Victoria University’s Mitchell Institute has received a $5.5m funding from the Paul Ramsay Foundation for a community-based research program aimed at providing better education and health opportunities for children and youth in lower socio-economic communities.
The initiative is part of the foundation’s combined $11m grant to Victoria University and Queensland’s Griffith University focused on improving early learning to help children transition to school, and later finish school and seek higher education, training or employment.
The five-year project is geared at assisting local communities in overcoming inequality that disadvantaged students face so they can succeed in education, lead a healthy life and reach their full potential.
It involves working with local communities in the Brimbank area and plans to build on the success of existing projects such as Growing Brimbank.

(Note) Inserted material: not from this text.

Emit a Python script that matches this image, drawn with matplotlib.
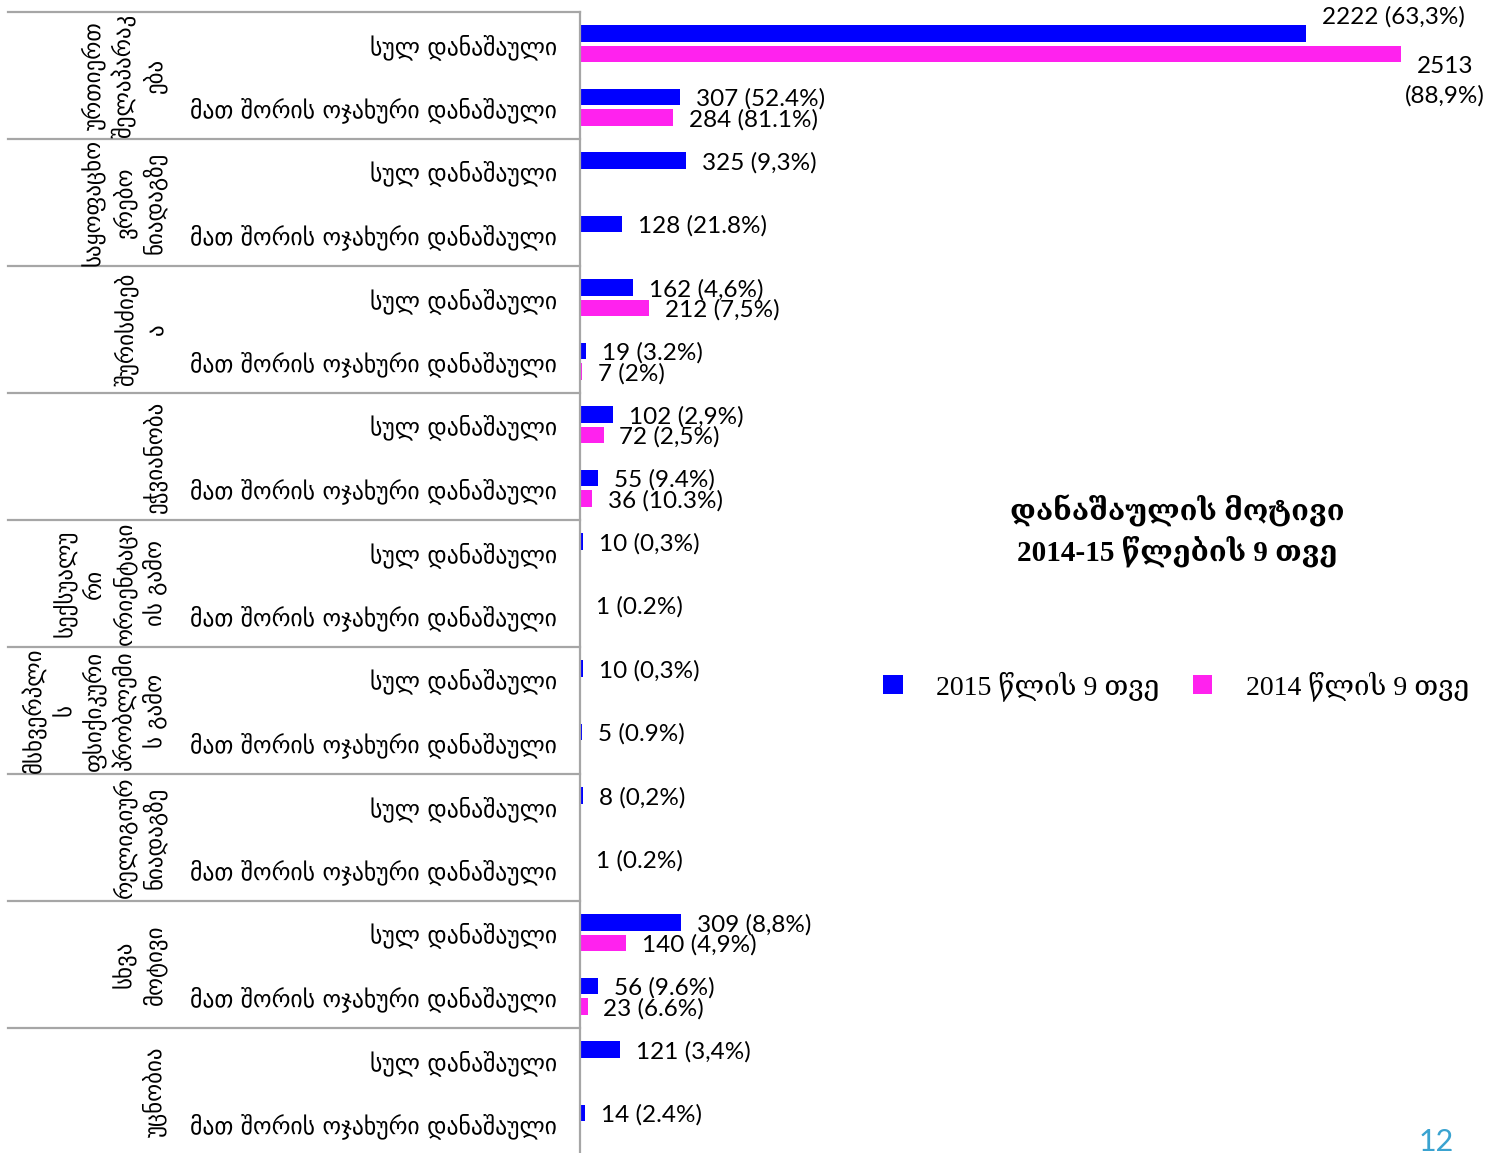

Vice-Chancellor Professor Peter Dawkins said that the University will be proactive in addressing the “disproportionately high rates of disadvantage amongst young people” in Brimbank in Melbourne’s west.
“There is growing recognition that where people live has a significant influence on their opportunity to excel and thrive, and that localised place-based approaches can help to address inequity,” he said.
Up to three years behind
Project Lead and Associate Professor Melinda Craike said wealth and parental education have the largest influence in the youth’s educational success and good long-term health.
“It seems inconceivable in a modern Australia that young people from low income areas fall up to three years behind in their learning by age 15 compared to people from high income areas,” she said.
“In a wealthy, developed country like Australia, all children should be having the same opportunities to succeed and break the cycle of poverty.”
Professor Craike said the project will require participation from local partners in designing programs to be implemented.
“We will be working with local organisations, local government, service providers, schools, families, young people and the broader community to co-develop and implement solutions,” Assoc. Prof. Craike said.
If successful, she hopes the project will be tailored and implemented in other communities across the country.